WHAT IS ASKED: Make an exact copy of all the entries below, with the pictures left out.

::: DATASET RECORDS

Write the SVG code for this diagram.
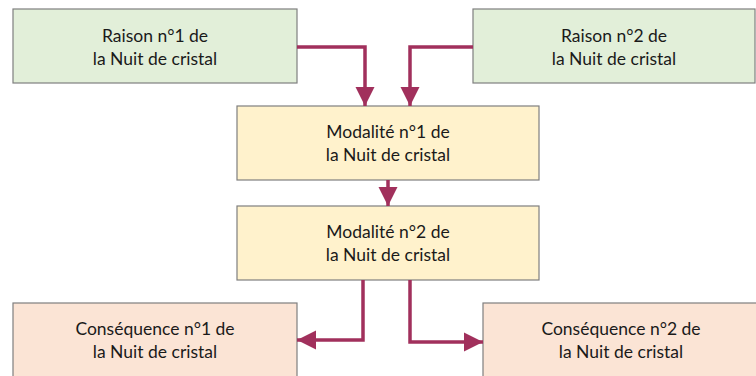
<svg xmlns="http://www.w3.org/2000/svg" width="756" height="376" viewBox="0 0 756 376">
<style>
.box{stroke:#7f7f7f;stroke-width:1.2}
.g{fill:#e2efd9}.y{fill:#fff2cc}.p{fill:#fbe4d5}
text{font-family:Lato,"Liberation Sans",Arial,sans-serif;font-size:17.5px;fill:#1a1a1a;text-anchor:middle}
.c{fill:none;stroke:#a1305c;stroke-width:3.5}
</style>
<defs>
<marker id="ah" viewBox="0 0 10 10" refX="10" refY="5" markerWidth="5.5" markerHeight="5.5" markerUnits="strokeWidth" orient="auto">
<path d="M0,0 L10,5 L0,10 Z" fill="#a1305c"/>
</marker>
</defs>
<rect width="756" height="376" fill="#fff"/>
<g id="raison1"><rect class="box g" x="13" y="9" width="284" height="74"/><text x="155" y="42">Raison n°1 de</text><text x="155" y="65">la Nuit de cristal</text></g>
<g id="raison2"><rect class="box g" x="473" y="9" width="282" height="74"/><text x="614" y="42">Raison n°2 de</text><text x="614" y="65">la Nuit de cristal</text></g>
<g id="modalite1"><rect class="box y" x="237" y="106" width="302" height="74"/><text x="388" y="138">Modalité n°1 de</text><text x="388" y="161">la Nuit de cristal</text></g>
<g id="modalite2"><rect class="box y" x="237" y="206" width="302" height="74"/><text x="388" y="238">Modalité n°2 de</text><text x="388" y="261">la Nuit de cristal</text></g>
<g id="consequence1"><rect class="box p" x="13" y="303" width="284" height="76"/><text x="155" y="335">Conséquence n°1 de</text><text x="155" y="358">la Nuit de cristal</text></g>
<g id="consequence2"><rect class="box p" x="483" y="303" width="276" height="76"/><text x="621" y="335">Conséquence n°2 de</text><text x="621" y="358">la Nuit de cristal</text></g>
<g id="connectors">
<path class="c" d="M297,47 H365 V106" marker-end="url(#ah)"/>
<path class="c" d="M473,47 H410 V106" marker-end="url(#ah)"/>
<path class="c" d="M388,180 V206" marker-end="url(#ah)"/>
<path class="c" d="M363,280 V340 H297" marker-end="url(#ah)"/>
<path class="c" d="M410,280 V342 H483" marker-end="url(#ah)"/>
</g>
</svg>
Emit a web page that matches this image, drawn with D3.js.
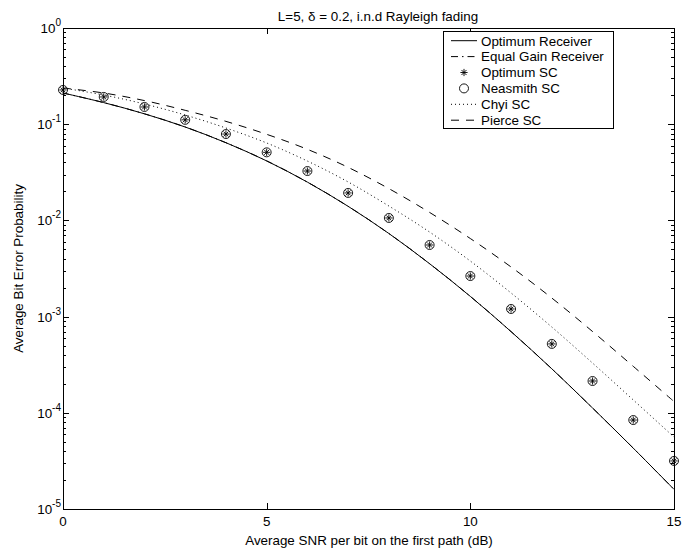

::::::

SOLUTION TO THIS PROBLEM:
Write the SVG code for this diagram.
<svg xmlns="http://www.w3.org/2000/svg" width="756" height="376" viewBox="0 0 756 376">
<style>
.box{stroke:#7f7f7f;stroke-width:1.2}
.g{fill:#e2efd9}.y{fill:#fff2cc}.p{fill:#fbe4d5}
text{font-family:Lato,"Liberation Sans",Arial,sans-serif;font-size:17.5px;fill:#1a1a1a;text-anchor:middle}
.c{fill:none;stroke:#a1305c;stroke-width:3.5}
</style>
<defs>
<marker id="ah" viewBox="0 0 10 10" refX="10" refY="5" markerWidth="5.5" markerHeight="5.5" markerUnits="strokeWidth" orient="auto">
<path d="M0,0 L10,5 L0,10 Z" fill="#a1305c"/>
</marker>
</defs>
<rect width="756" height="376" fill="#fff"/>
<g id="raison1"><rect class="box g" x="13" y="9" width="284" height="74"/><text x="155" y="42">Raison n°1 de</text><text x="155" y="65">la Nuit de cristal</text></g>
<g id="raison2"><rect class="box g" x="473" y="9" width="282" height="74"/><text x="614" y="42">Raison n°2 de</text><text x="614" y="65">la Nuit de cristal</text></g>
<g id="modalite1"><rect class="box y" x="237" y="106" width="302" height="74"/><text x="388" y="138">Modalité n°1 de</text><text x="388" y="161">la Nuit de cristal</text></g>
<g id="modalite2"><rect class="box y" x="237" y="206" width="302" height="74"/><text x="388" y="238">Modalité n°2 de</text><text x="388" y="261">la Nuit de cristal</text></g>
<g id="consequence1"><rect class="box p" x="13" y="303" width="284" height="76"/><text x="155" y="335">Conséquence n°1 de</text><text x="155" y="358">la Nuit de cristal</text></g>
<g id="consequence2"><rect class="box p" x="483" y="303" width="276" height="76"/><text x="621" y="335">Conséquence n°2 de</text><text x="621" y="358">la Nuit de cristal</text></g>
<g id="connectors">
<path class="c" d="M297,47 H365 V106" marker-end="url(#ah)"/>
<path class="c" d="M473,47 H410 V106" marker-end="url(#ah)"/>
<path class="c" d="M388,180 V206" marker-end="url(#ah)"/>
<path class="c" d="M363,280 V340 H297" marker-end="url(#ah)"/>
<path class="c" d="M410,280 V342 H483" marker-end="url(#ah)"/>
</g>
</svg>
Emit a web page that matches this image, drawn with D3.js.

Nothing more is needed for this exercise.